Aim:
The lines to extract run from the first line of the material below to the line containing "const twoThetaStep = 0.25;", both included; leave the pictures behind.

══════

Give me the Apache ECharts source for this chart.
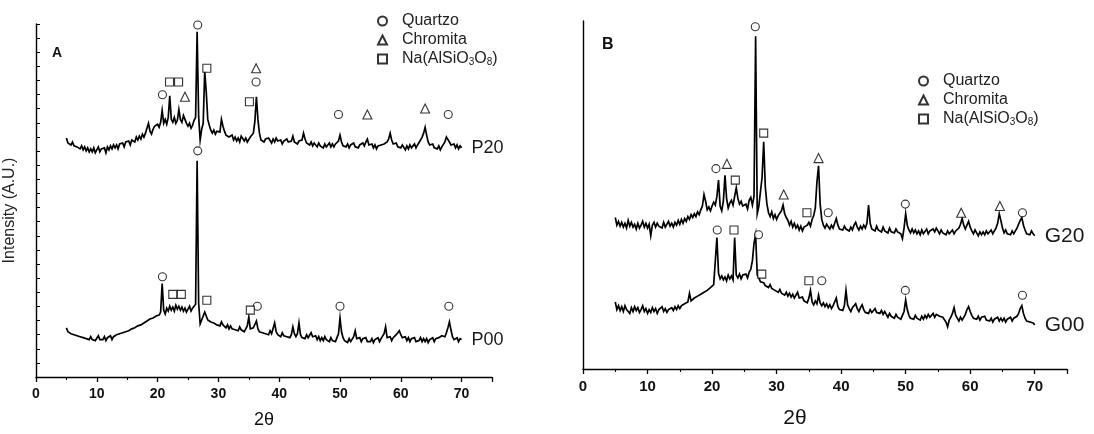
<!DOCTYPE html>
<html><head><meta charset="utf-8">
<script src="https://cdn.jsdelivr.net/npm/echarts@6/dist/echarts.min.js"></script>
<style>html,body{margin:0;padding:0;background:#fff}#c{width:1094px;height:434px}</style>
</head><body><div id="c"></div><script>
// 2θ measurement grid: first angle and step (degrees)
const twoThetaStart = 5;
const twoThetaStep = 0.25;

// Panel A traces (arbitrary intensity units, offset stacked)
const p20 = [
243,238,240,236, 239,235,237,234, 236,232,235,231, 234,230,233,229, 232,229,233,228,
231,234,229,232, 230,233,228,234, 231,235,232,236, 233,236,232,237, 235,238,234,239,
237,240,236,241, 243,239,244,241, 245,242,247,244, 248,246,258,250, 247,252,255,253,
257,254,259,271, 258,262,257,264, 286,262,259,264, 258,261,272,262, 259,266,262,258,
255,258,253,256, 261,264,351,265, 241,252,258,311, 290,262,256,251, 248,251,247,250,
252,249,262,255, 250,246,248,244, 243,246,241,244, 240,243,239,245, 246,240,243,239,
241,244,242,248, 260,285,262,248, 241,243,239,242, 240,243,241,238, 242,239,243,240,
238,241,237,240, 238,242,239,241, 240,245,239,238, 237,240,238,241, 248,242,238,240,
236,239,235,238, 237,234,238,235, 236,233,237,234, 235,238,234,237, 234,237,235,240,
246,239,235,237, 234,237,233,236, 235,238,234,236, 233,236,234,238, 235,239,242,236,
234,237,233,236, 232,235,233,236, 234,237,235,239, 242,248,241,237, 235,238,234,236,
233,236,234,231, 235,232,236,233, 234,237,233,236, 238,241,244,248, 254,246,239,236,
234,237,233,235, 232,235,231,234, 236,239,244,242, 239,236,234,237, 233,236,232,235,
233];
const p00 = [
50,46,48,44, 46,43,45,42, 44,41,43,40, 42,39,41,38, 41,38,40,37,
39,42,38,40, 38,41,37,40, 39,42,38,41, 40,43,41,44, 42,45,43,46,
44,47,45,49, 47,50,48,52, 50,53,51,55, 54,57,55,59, 57,60,58,62,
60,63,66,95, 68,64,70,67, 72,68,71,67, 73,69,72,68, 71,67,70,66,
69,72,67,70, 68,74,220,75, 54,58,60,66, 62,58,60,56, 58,55,57,53,
55,52,56,53, 54,50,53,49, 52,49,51,48, 50,47,51,48, 50,46,49,52,
61,49,47,50, 48,57,49,46, 48,45,47,44, 46,43,47,44, 46,55,46,43,
44,41,45,42, 44,41,43,40, 43,51,44,41, 44,55,43,40, 42,39,43,40,
42,45,41,39, 42,38,41,37, 40,37,41,38, 39,36,40,37, 39,36,40,44,
60,46,40,37, 38,35,39,36, 38,41,47,39, 37,40,36,39, 37,40,36,38,
36,39,35,38, 37,40,36,39, 38,44,51,40, 38,41,37,40, 39,43,45,47,
43,40,38,41, 37,40,36,39, 37,40,36,38, 37,40,36,39, 36,39,35,38,
37,40,36,39, 37,40,38,42, 44,41,45,50, 56,48,41,38, 37,40,36,39,
38];

// Panel B traces
const g20 = [
158,150,154,149, 153,148,152,147, 155,149,153,148, 151,146,152,147, 150,154,148,152,
147,151,139,150, 153,148,152,149, 151,147,153,148, 150,154,149,152, 148,153,150,155,
151,156,152,157, 154,159,156,161, 158,162,159,164, 161,166,170,182, 175,166,169,165,
170,174,171,180, 197,170,165,175, 202,178,168,173, 176,171,180,189, 178,172,175,170,
168,172,167,176, 179,171,180,347, 162,170,185,200, 237,190,172,163, 159,164,157,161,
156,160,158,165, 171,162,158,155, 150,154,148,152, 147,150,145,149, 144,148,146,150,
153,149,156,160, 168,195,212,172, 156,150,147,151, 149,146,150,147, 152,157,150,146,
148,145,149,146, 147,144,148,145, 150,153,148,145, 149,146,150,147, 152,171,152,146,
148,144,149,145, 147,143,148,144, 146,142,147,143, 145,142,146,143, 145,141,136,147,
162,150,145,142, 146,142,145,141, 144,140,145,141, 143,146,141,144, 142,146,143,147,
144,141,145,142, 143,140,144,141, 142,145,141,144, 143,147,151,157, 150,146,150,154,
148,144,141,145, 142,139,143,140, 143,140,144,141, 142,145,141,144, 147,152,162,155,
147,142,145,141, 143,140,144,141, 144,147,151,155, 158,150,145,141, 143,140,144,141,
139];
const g00 = [
70,62,66,61, 65,60,66,62, 63,58,64,60, 65,61,64,59, 62,66,60,63,
58,62,59,64, 60,63,58,62, 61,65,60,63, 59,62,60,64, 61,65,62,66,
63,66,64,68, 66,70,79,71, 70,74,72,76, 74,78,76,80, 78,82,80,85,
84,88,90,137, 100,94,97,93, 96,92,98,94, 97,93,137,98, 95,99,94,98,
96,99,95,101, 104,113,131,140, 98,95,91,93, 90,87,89,85, 88,84,86,82,
84,80,83,79, 81,77,80,76, 79,75,78,74, 77,80,74,72, 75,71,73,69,
74,82,70,67, 71,68,77,69, 66,69,65,68, 64,67,63,66, 65,74,65,62,
64,61,66,82, 67,63,60,64, 62,68,63,60, 64,67,62,59, 61,58,62,59,
60,63,59,61, 58,61,57,60, 57,54,58,55, 56,53,57,54, 55,52,56,60,
72,62,56,53, 55,52,56,53, 54,51,55,52, 56,53,57,54, 55,58,54,57,
58,55,57,54, 52,49,44,51, 54,58,64,56, 53,50,54,51, 53,57,62,65,
60,56,53,55, 52,55,51,54, 52,55,51,53, 50,53,49,52, 51,54,50,53,
50,53,49,52, 51,54,50,53, 52,55,58,63, 66,58,53,50, 52,49,51,48,
46];

// Phase markers [2θ, height]
const quartzoA  = [[20.8,287],[26.6,358],[36.2,300],[49.75,267],[67.8,267],[26.6,230],[20.8,102],[36.4,72],[50.0,72],[67.9,72]];
const chromitaA = [[24.5,285],[36.2,314],[54.5,267],[64.0,273]];
const albitaA   = [[21.96,300],[23.45,300],[28.1,314],[35.1,280],[22.5,84],[23.9,84],[28.1,78],[35.25,68]];
const quartzoB  = [[26.7,357],[20.6,209],[38.0,163],[49.95,172],[68.1,163],[20.8,145],[27.2,140],[37.0,92],[49.95,82],[68.1,77]];
const chromitaB = [[22.3,214],[31.1,182],[36.5,220],[58.6,163],[64.6,170]];
const albitaB   = [[28.0,246],[23.6,197],[34.7,163],[23.4,145],[27.7,99],[35.0,92]];

const phaseNames = ['Quartzo','Chromita','Na(AlSiO3O8)'];
const traceNames = ['P20','P00','G20','G00'];
const xTickLabels = [0,10,20,30,40,50,60,70];

const FONT = '"Liberation Sans", Arial, sans-serif';
const toXY = arr => arr.map((v,i) => [twoThetaStart + i*twoThetaStep, v]);

function trace(name, data, idx, fs, fw) {
  return {
    name, type:'line', xAxisIndex:idx, yAxisIndex:idx, data: toXY(data),
    showSymbol:false, symbol:'none', sampling:null, silent:true,
    lineStyle:{color:'#000', width:1.7, join:'miter'}, z:2,
    endLabel:{show:true, formatter:name, distance:10, fontFamily:FONT, fontSize:fs, fontWeight:fw, color:'#1a1a1a'}
  };
}
function marks(name, data, idx, sym) {
  return {
    name, type:'scatter', xAxisIndex:idx, yAxisIndex:idx, data, symbol:sym,
    symbolSize: sym==='triangle'?9:8, z:5, silent:true,
    itemStyle:{color:'#fff', borderColor:'#000', borderWidth:1.1}
  };
}
function xAxis(idx, fs, nameGap, nameFs, pad) {
  return {
    gridIndex:idx, type:'value', min:0, max:75, interval:10,
    axisLine:{show:true, lineStyle:{color:'#000', width:1.4}},
    axisTick:{show:true, length:5, lineStyle:{color:'#000', width:1.3}},
    minorTick:{show:true, splitNumber:2, length:3, lineStyle:{color:'#000', width:1.1}},
    splitLine:{show:false},
    axisLabel:{fontFamily:FONT, fontSize:fs, fontWeight:'bold', color:'#111', margin:10, showMaxLabel:false,
      formatter: v => xTickLabels.includes(v) ? String(v) : ''},
    name:'2θ', nameLocation:'middle', nameGap, nameTextStyle:{fontFamily:FONT, fontSize:nameFs, color:'#111', padding:pad}
  };
}
const legendRich = {s:{fontSize:10, fontFamily:FONT, color:'#222', verticalAlign:'bottom', padding:[7,0,0,0]}};
function legend(left, top) {
  return {
    data: phaseNames, orient:'vertical', left, top, itemGap:3, itemWidth:9, itemHeight:9,
    selectedMode:false,
    textStyle:{fontFamily:FONT, fontSize:16, color:'#222', padding:[0,0,0,10], rich:legendRich},
    formatter: n => n === 'Na(AlSiO3O8)' ? 'Na(AlSiO{s|3}O{s|8})' : n
  };
}

const chart = echarts.init(document.getElementById('c'), null, {renderer:'canvas'});
chart.setOption({
  animation:false,
  backgroundColor:'#fff',
  grid:[
    {left:36, top:24, width:456, height:359},
    {left:583, top:21, width:484, height:363}
  ],
  xAxis:[ xAxis(0, 14, 34, 18, [0,0,0,0]), xAxis(1, 15, 39, 21, [0,60,0,0]) ],
  yAxis:[
    {gridIndex:0, type:'value', min:0, max:359, interval:359/25,
     axisLine:{show:true, lineStyle:{color:'#000', width:1.4}},
     axisTick:{show:true, inside:true, length:4, lineStyle:{color:'#000'}},
     axisLabel:{show:false}, splitLine:{show:false},
     name:'Intensity (A.U.)', nameLocation:'middle', nameGap:18,
     nameTextStyle:{fontFamily:FONT, fontSize:16, color:'#222', padding:[0,0,0,-20]}},
    {gridIndex:1, type:'value', min:0, max:363,
     axisLine:{show:true, lineStyle:{color:'#000', width:1.4}},
     axisTick:{show:false}, axisLabel:{show:false}, splitLine:{show:false}}
  ],
  legend:[ legend(372, 8), legend(913, 68) ],
  graphic:[
    {type:'text', left:52, top:46, style:{text:'A', font:'bold 14px '+FONT, fill:'#111'}},
    {type:'text', left:602, top:37, style:{text:'B', font:'bold 16px '+FONT, fill:'#111'}}
  ],
  series:[
    trace(traceNames[0], p20, 0, 18, 'normal'),
    trace(traceNames[1], p00, 0, 18, 'normal'),
    marks(phaseNames[0], quartzoA, 0, 'circle'),
    marks(phaseNames[1], chromitaA, 0, 'triangle'),
    marks(phaseNames[2], albitaA, 0, 'rect'),
    trace(traceNames[2], g20, 1, 21, 'normal'),
    trace(traceNames[3], g00, 1, 21, 'normal'),
    marks(phaseNames[0], quartzoB, 1, 'circle'),
    marks(phaseNames[1], chromitaB, 1, 'triangle'),
    marks(phaseNames[2], albitaB, 1, 'rect')
  ]
});
</script></body></html>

══════

Written answer:
Give me the Apache ECharts source for this chart.
<!DOCTYPE html>
<html><head><meta charset="utf-8">
<script src="https://cdn.jsdelivr.net/npm/echarts@6/dist/echarts.min.js"></script>
<style>html,body{margin:0;padding:0;background:#fff}#c{width:1094px;height:434px}</style>
</head><body><div id="c"></div><script>
// 2θ measurement grid: first angle and step (degrees)
const twoThetaStart = 5;
const twoThetaStep = 0.25;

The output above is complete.